**Requirement**: All of the listing below must be repeated word for word. Pictures are the only thing to omit.

**Recorded information**:

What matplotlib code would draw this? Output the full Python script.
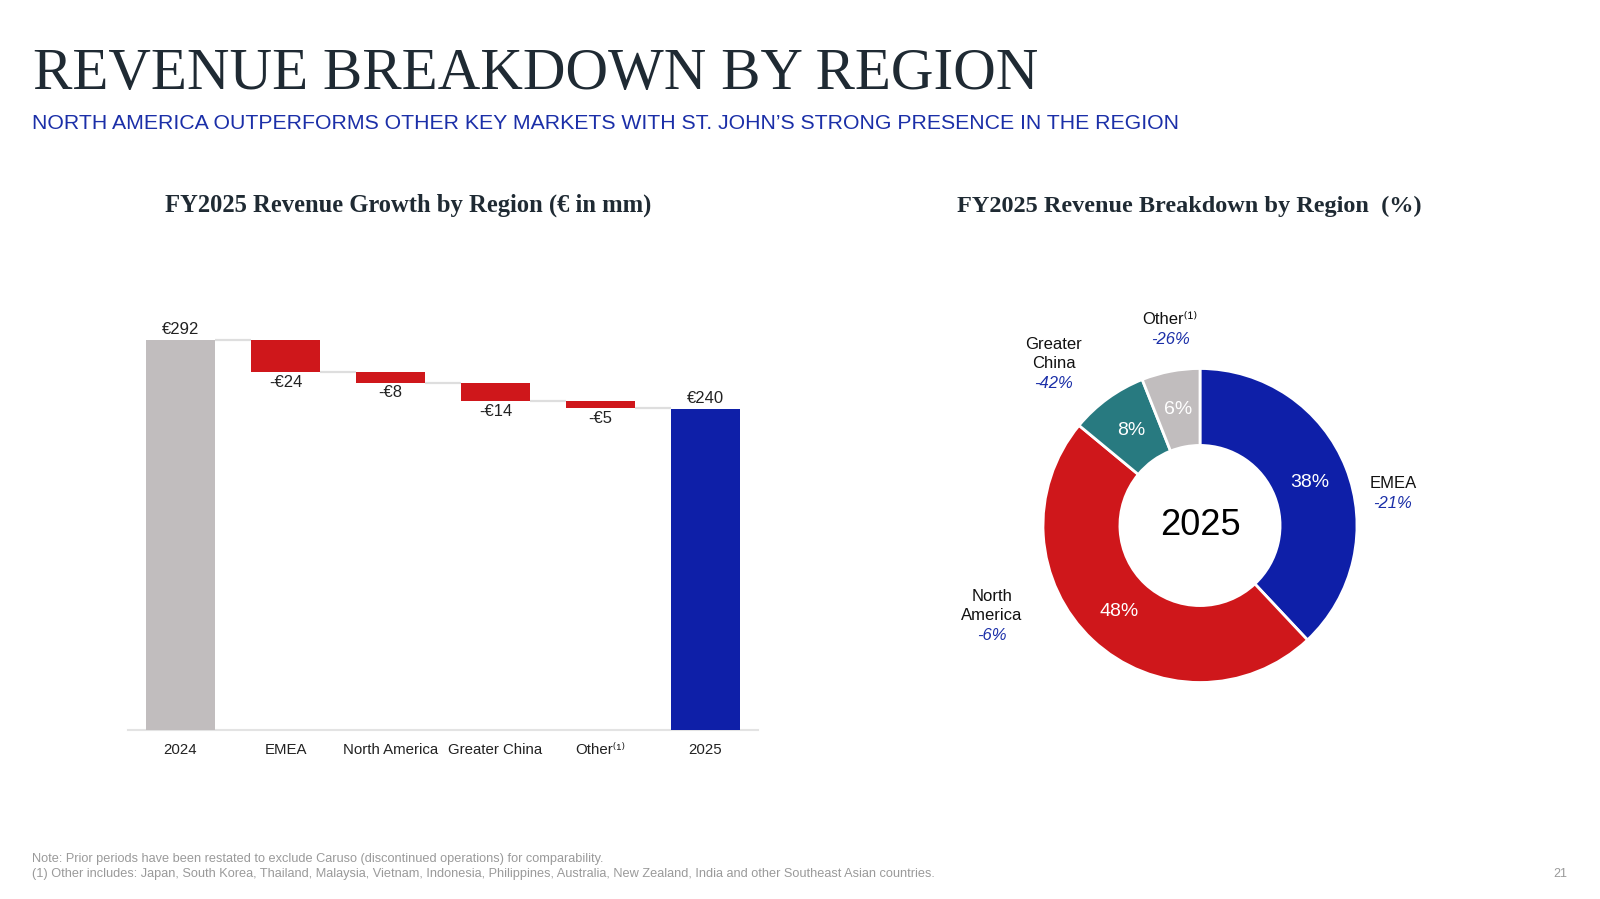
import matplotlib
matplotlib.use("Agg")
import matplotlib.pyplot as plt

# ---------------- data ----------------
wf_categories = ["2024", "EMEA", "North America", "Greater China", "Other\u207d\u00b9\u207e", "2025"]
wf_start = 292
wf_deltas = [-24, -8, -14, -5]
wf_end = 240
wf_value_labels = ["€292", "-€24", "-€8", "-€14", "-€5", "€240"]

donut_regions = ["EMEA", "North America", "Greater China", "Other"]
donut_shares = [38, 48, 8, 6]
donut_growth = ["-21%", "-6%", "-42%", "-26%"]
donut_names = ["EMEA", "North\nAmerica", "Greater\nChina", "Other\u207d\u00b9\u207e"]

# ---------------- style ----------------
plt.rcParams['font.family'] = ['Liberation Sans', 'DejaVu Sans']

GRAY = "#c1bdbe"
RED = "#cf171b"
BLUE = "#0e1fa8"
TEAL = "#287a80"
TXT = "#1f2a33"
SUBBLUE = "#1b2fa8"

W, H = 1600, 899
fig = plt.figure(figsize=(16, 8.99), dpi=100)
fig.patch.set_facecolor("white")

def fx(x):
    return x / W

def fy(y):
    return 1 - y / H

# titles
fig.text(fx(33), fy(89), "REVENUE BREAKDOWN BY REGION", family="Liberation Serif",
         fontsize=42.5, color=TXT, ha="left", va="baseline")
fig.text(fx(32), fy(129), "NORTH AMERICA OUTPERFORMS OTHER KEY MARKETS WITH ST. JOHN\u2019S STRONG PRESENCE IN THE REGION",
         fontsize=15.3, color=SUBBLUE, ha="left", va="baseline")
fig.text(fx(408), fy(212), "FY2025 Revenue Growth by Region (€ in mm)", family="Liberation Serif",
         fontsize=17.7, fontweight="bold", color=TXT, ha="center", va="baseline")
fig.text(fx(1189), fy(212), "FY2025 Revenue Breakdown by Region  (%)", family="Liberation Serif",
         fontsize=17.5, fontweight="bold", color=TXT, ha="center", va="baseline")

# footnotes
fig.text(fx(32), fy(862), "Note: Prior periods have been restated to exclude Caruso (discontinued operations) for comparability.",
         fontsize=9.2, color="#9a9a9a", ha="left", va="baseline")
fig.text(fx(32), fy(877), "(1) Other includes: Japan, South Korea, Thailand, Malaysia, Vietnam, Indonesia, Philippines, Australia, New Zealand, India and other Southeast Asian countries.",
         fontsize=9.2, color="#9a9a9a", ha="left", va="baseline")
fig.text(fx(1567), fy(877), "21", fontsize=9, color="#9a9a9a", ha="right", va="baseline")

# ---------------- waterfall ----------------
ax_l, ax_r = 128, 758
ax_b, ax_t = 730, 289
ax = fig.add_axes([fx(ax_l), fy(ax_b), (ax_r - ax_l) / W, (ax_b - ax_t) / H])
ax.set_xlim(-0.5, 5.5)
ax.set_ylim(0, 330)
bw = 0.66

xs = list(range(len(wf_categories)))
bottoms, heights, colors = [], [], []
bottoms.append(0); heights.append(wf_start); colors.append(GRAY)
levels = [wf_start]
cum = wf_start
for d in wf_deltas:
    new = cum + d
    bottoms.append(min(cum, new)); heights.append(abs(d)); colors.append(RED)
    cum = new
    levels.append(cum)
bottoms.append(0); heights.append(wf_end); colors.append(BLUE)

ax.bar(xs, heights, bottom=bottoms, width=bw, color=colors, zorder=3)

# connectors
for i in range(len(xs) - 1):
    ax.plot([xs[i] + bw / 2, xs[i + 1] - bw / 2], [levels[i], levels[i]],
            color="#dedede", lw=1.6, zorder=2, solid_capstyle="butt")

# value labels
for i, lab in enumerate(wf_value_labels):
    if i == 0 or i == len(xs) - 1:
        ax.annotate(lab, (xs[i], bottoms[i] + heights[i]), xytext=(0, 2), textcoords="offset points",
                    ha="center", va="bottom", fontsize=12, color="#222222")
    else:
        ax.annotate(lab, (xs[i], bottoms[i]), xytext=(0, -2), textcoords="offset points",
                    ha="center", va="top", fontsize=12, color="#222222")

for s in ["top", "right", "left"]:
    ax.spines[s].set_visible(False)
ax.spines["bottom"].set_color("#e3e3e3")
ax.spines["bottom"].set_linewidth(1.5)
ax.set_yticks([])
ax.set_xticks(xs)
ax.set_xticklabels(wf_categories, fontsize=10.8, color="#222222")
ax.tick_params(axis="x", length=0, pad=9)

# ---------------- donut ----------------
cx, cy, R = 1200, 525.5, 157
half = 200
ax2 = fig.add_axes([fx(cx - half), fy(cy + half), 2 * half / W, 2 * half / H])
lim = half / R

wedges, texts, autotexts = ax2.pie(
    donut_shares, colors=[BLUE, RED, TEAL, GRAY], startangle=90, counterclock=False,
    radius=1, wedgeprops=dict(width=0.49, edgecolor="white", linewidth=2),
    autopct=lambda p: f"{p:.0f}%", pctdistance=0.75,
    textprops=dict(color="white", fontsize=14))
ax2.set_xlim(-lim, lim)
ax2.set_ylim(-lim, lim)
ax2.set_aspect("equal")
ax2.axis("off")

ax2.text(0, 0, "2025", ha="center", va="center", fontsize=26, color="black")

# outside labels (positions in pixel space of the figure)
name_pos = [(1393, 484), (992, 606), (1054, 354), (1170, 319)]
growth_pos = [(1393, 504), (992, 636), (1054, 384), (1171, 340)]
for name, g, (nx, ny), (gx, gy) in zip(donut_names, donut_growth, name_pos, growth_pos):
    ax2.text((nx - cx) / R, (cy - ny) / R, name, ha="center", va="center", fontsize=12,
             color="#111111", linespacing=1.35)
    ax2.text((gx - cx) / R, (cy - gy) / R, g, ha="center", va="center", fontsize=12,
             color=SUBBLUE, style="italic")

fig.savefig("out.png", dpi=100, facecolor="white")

**Response below**:
What matplotlib code would draw this? Output the full Python script.
import matplotlib
matplotlib.use("Agg")
import matplotlib.pyplot as plt

# ---------------- data ----------------
wf_categories = ["2024", "EMEA", "North America", "Greater China", "Other\u207d\u00b9\u207e", "2025"]
wf_start = 292
wf_deltas = [-24, -8, -14, -5]
wf_end = 240
wf_value_labels = ["€292", "-€24", "-€8", "-€14", "-€5", "€240"]

donut_regions = ["EMEA", "North America", "Greater China", "Other"]
donut_shares = [38, 48, 8, 6]
donut_growth = ["-21%", "-6%", "-42%", "-26%"]
donut_names = ["EMEA", "North\nAmerica", "Greater\nChina", "Other\u207d\u00b9\u207e"]

# ---------------- style ----------------
plt.rcParams['font.family'] = ['Liberation Sans', 'DejaVu Sans']

GRAY = "#c1bdbe"
RED = "#cf171b"
BLUE = "#0e1fa8"
TEAL = "#287a80"
TXT = "#1f2a33"
SUBBLUE = "#1b2fa8"

W, H = 1600, 899
fig = plt.figure(figsize=(16, 8.99), dpi=100)
fig.patch.set_facecolor("white")

def fx(x):
    return x / W

def fy(y):
    return 1 - y / H

# titles
fig.text(fx(33), fy(89), "REVENUE BREAKDOWN BY REGION", family="Liberation Serif",
         fontsize=42.5, color=TXT, ha="left", va="baseline")
fig.text(fx(32), fy(129), "NORTH AMERICA OUTPERFORMS OTHER KEY MARKETS WITH ST. JOHN\u2019S STRONG PRESENCE IN THE REGION",
         fontsize=15.3, color=SUBBLUE, ha="left", va="baseline")
fig.text(fx(408), fy(212), "FY2025 Revenue Growth by Region (€ in mm)", family="Liberation Serif",
         fontsize=17.7, fontweight="bold", color=TXT, ha="center", va="baseline")
fig.text(fx(1189), fy(212), "FY2025 Revenue Breakdown by Region  (%)", family="Liberation Serif",
         fontsize=17.5, fontweight="bold", color=TXT, ha="center", va="baseline")

# footnotes
fig.text(fx(32), fy(862), "Note: Prior periods have been restated to exclude Caruso (discontinued operations) for comparability.",
         fontsize=9.2, color="#9a9a9a", ha="left", va="baseline")
fig.text(fx(32), fy(877), "(1) Other includes: Japan, South Korea, Thailand, Malaysia, Vietnam, Indonesia, Philippines, Australia, New Zealand, India and other Southeast Asian countries.",
         fontsize=9.2, color="#9a9a9a", ha="left", va="baseline")
fig.text(fx(1567), fy(877), "21", fontsize=9, color="#9a9a9a", ha="right", va="baseline")

# ---------------- waterfall ----------------
ax_l, ax_r = 128, 758
ax_b, ax_t = 730, 289
ax = fig.add_axes([fx(ax_l), fy(ax_b), (ax_r - ax_l) / W, (ax_b - ax_t) / H])
ax.set_xlim(-0.5, 5.5)
ax.set_ylim(0, 330)
bw = 0.66

xs = list(range(len(wf_categories)))
bottoms, heights, colors = [], [], []
bottoms.append(0); heights.append(wf_start); colors.append(GRAY)
levels = [wf_start]
cum = wf_start
for d in wf_deltas:
    new = cum + d
    bottoms.append(min(cum, new)); heights.append(abs(d)); colors.append(RED)
    cum = new
    levels.append(cum)
bottoms.append(0); heights.append(wf_end); colors.append(BLUE)

ax.bar(xs, heights, bottom=bottoms, width=bw, color=colors, zorder=3)

# connectors
for i in range(len(xs) - 1):
    ax.plot([xs[i] + bw / 2, xs[i + 1] - bw / 2], [levels[i], levels[i]],
            color="#dedede", lw=1.6, zorder=2, solid_capstyle="butt")

# value labels
for i, lab in enumerate(wf_value_labels):
    if i == 0 or i == len(xs) - 1:
        ax.annotate(lab, (xs[i], bottoms[i] + heights[i]), xytext=(0, 2), textcoords="offset points",
                    ha="center", va="bottom", fontsize=12, color="#222222")
    else:
        ax.annotate(lab, (xs[i], bottoms[i]), xytext=(0, -2), textcoords="offset points",
                    ha="center", va="top", fontsize=12, color="#222222")

for s in ["top", "right", "left"]:
    ax.spines[s].set_visible(False)
ax.spines["bottom"].set_color("#e3e3e3")
ax.spines["bottom"].set_linewidth(1.5)
ax.set_yticks([])
ax.set_xticks(xs)
ax.set_xticklabels(wf_categories, fontsize=10.8, color="#222222")
ax.tick_params(axis="x", length=0, pad=9)

# ---------------- donut ----------------
cx, cy, R = 1200, 525.5, 157
half = 200
ax2 = fig.add_axes([fx(cx - half), fy(cy + half), 2 * half / W, 2 * half / H])
lim = half / R

wedges, texts, autotexts = ax2.pie(
    donut_shares, colors=[BLUE, RED, TEAL, GRAY], startangle=90, counterclock=False,
    radius=1, wedgeprops=dict(width=0.49, edgecolor="white", linewidth=2),
    autopct=lambda p: f"{p:.0f}%", pctdistance=0.75,
    textprops=dict(color="white", fontsize=14))
ax2.set_xlim(-lim, lim)
ax2.set_ylim(-lim, lim)
ax2.set_aspect("equal")
ax2.axis("off")

ax2.text(0, 0, "2025", ha="center", va="center", fontsize=26, color="black")

# outside labels (positions in pixel space of the figure)
name_pos = [(1393, 484), (992, 606), (1054, 354), (1170, 319)]
growth_pos = [(1393, 504), (992, 636), (1054, 384), (1171, 340)]
for name, g, (nx, ny), (gx, gy) in zip(donut_names, donut_growth, name_pos, growth_pos):
    ax2.text((nx - cx) / R, (cy - ny) / R, name, ha="center", va="center", fontsize=12,
             color="#111111", linespacing=1.35)
    ax2.text((gx - cx) / R, (cy - gy) / R, g, ha="center", va="center", fontsize=12,
             color=SUBBLUE, style="italic")

fig.savefig("out.png", dpi=100, facecolor="white")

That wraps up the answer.